Peggy is crushed by Pencil’s death, but she takes in a special-needs German Sheppard on the recommendation of Newt (Peter Sarsgaard), another passionate about animals and animal rights because he can’t connect with humans. And here we get to meet the real Peggy, who’s not so nice and is willing to break all the rules for a cause she believes in.
Her downward spiral begins innocently enough; she becomes a vegan (nothing wrong there), begins preaching to her co-workers about the evils of animal products (a little grey) and then foisting endangered dogs on her friends and co-workers who aren’t ready for the responsibility but want to make her happy (or possibly just want her to shut her up). She goes so far into her obsession that she forges checks from her boss to animal-rights organizations and adopts 15 dogs at one time to save them from euthanasia.

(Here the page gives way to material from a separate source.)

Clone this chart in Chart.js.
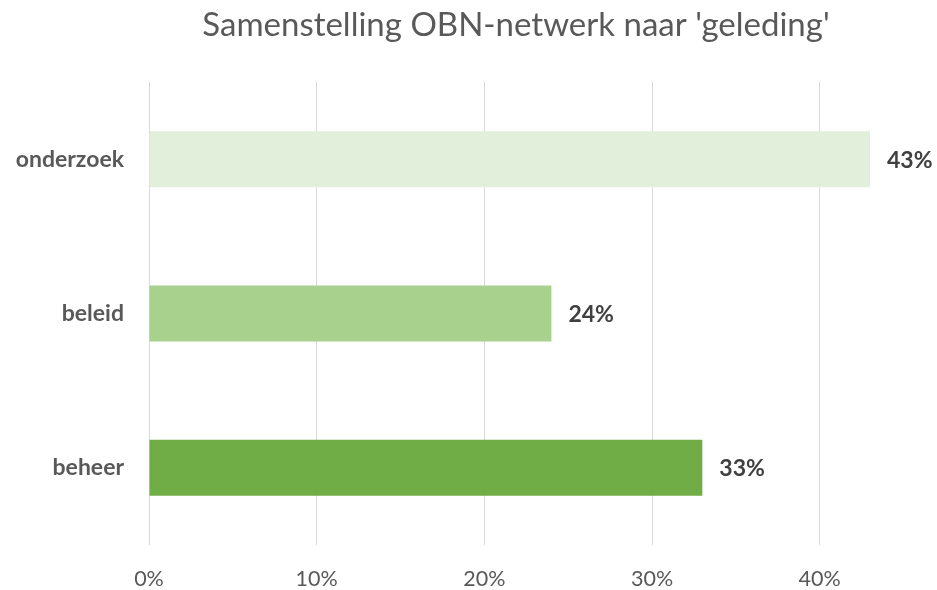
<!DOCTYPE html>
<html>
<head>
<meta charset="utf-8">
<script src="https://cdn.jsdelivr.net/npm/chart.js@4"></script>
<style>
html,body{margin:0;padding:0;background:#fff;}
#wrap{width:937px;height:590px;}
</style>
</head>
<body>
<div id="wrap"><canvas id="c" width="937" height="590"></canvas></div>
<script>
const categories = ['onderzoek', 'beleid', 'beheer'];
const values = [43, 24, 33];
const barColors = ['#E2EFDA', '#A9D18E', '#70AD47'];
const tickValues = [0, 10, 20, 30, 40];
const chartTitle = "Samenstelling OBN-netwerk naar 'geleding'";

const FONT = 'Lato, "Open Sans", sans-serif';

const labelPlugin = {
  id: 'barLabels',
  afterDatasetsDraw(chart) {
    const ctx = chart.ctx;
    const meta = chart.getDatasetMeta(0);
    ctx.save();
    ctx.font = 'bold 23px ' + FONT;
    ctx.fillStyle = '#404040';
    ctx.textAlign = 'left';
    ctx.textBaseline = 'middle';
    meta.data.forEach((el, i) => {
      ctx.fillText(values[i] + '%', el.x + 17, el.y + 1);
    });
    ctx.restore();
  }
};

const titlePlugin = {
  id: 'customTitle',
  afterDraw(chart) {
    const ctx = chart.ctx;
    ctx.save();
    ctx.font = '33px ' + FONT;
    ctx.fillStyle = '#595959';
    ctx.textAlign = 'center';
    ctx.textBaseline = 'alphabetic';
    ctx.fillText(chartTitle, 516, 36);
    ctx.restore();
  }
};

new Chart(document.getElementById('c'), {
  type: 'bar',
  data: {
    labels: categories,
    datasets: [{
      data: values,
      backgroundColor: barColors,
      borderWidth: 0,
      barPercentage: 0.363,
      categoryPercentage: 1
    }]
  },
  options: {
    indexAxis: 'y',
    responsive: false,
    animation: false,
    devicePixelRatio: 1,
    layout: { padding: { left: 0, right: 67, top: 82, bottom: 0 } },
    plugins: {
      legend: { display: false },
      tooltip: { enabled: false },
      title: { display: false }
    },
    scales: {
      x: {
        min: 0,
        max: 43,
        afterBuildTicks: (axis) => { axis.ticks = tickValues.map(v => ({ value: v })); },
        afterFit: (scale) => { scale.height = 45; },
        grid: { color: '#D9D9D9', lineWidth: 1, drawTicks: false },
        border: { display: false },
        ticks: {
          padding: 21,
          color: '#595959',
          font: { family: FONT, size: 21.5 },
          callback: (v) => v + '%'
        }
      },
      y: {
        afterFit: (scale) => { scale.width = 149; },
        grid: { display: false, drawTicks: false },
        border: { display: false },
        ticks: {
          padding: 25,
          color: '#595959',
          font: { family: FONT, size: 23, weight: 'bold' }
        }
      }
    }
  },
  plugins: [labelPlugin, titlePlugin]
});
</script>
</body>
</html>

It’s quite a transformation; Shannon goes from a chipper person to an utterly joyless and obsessive bleeding heart in about an hour, but she manages to make the audience still care about her during her journey and after it’s over. Peggy alienates every person around her with her new focus, but even at her worst, Shannon make us keep rooting for her.
After all, she’s just seeking what we all seek, a definition, something to give our lives meaning, to make a mark on the big picture. Kudos to White for taking an obvious setup (lonely woman loses dog, meets a man, cue the traditional wedding music) and making something unique. Peggy is a big-hearted freak (in the best use of the term), and in a rare move, she stays true to that part of her and finds happiness being her freaky self. You go girl.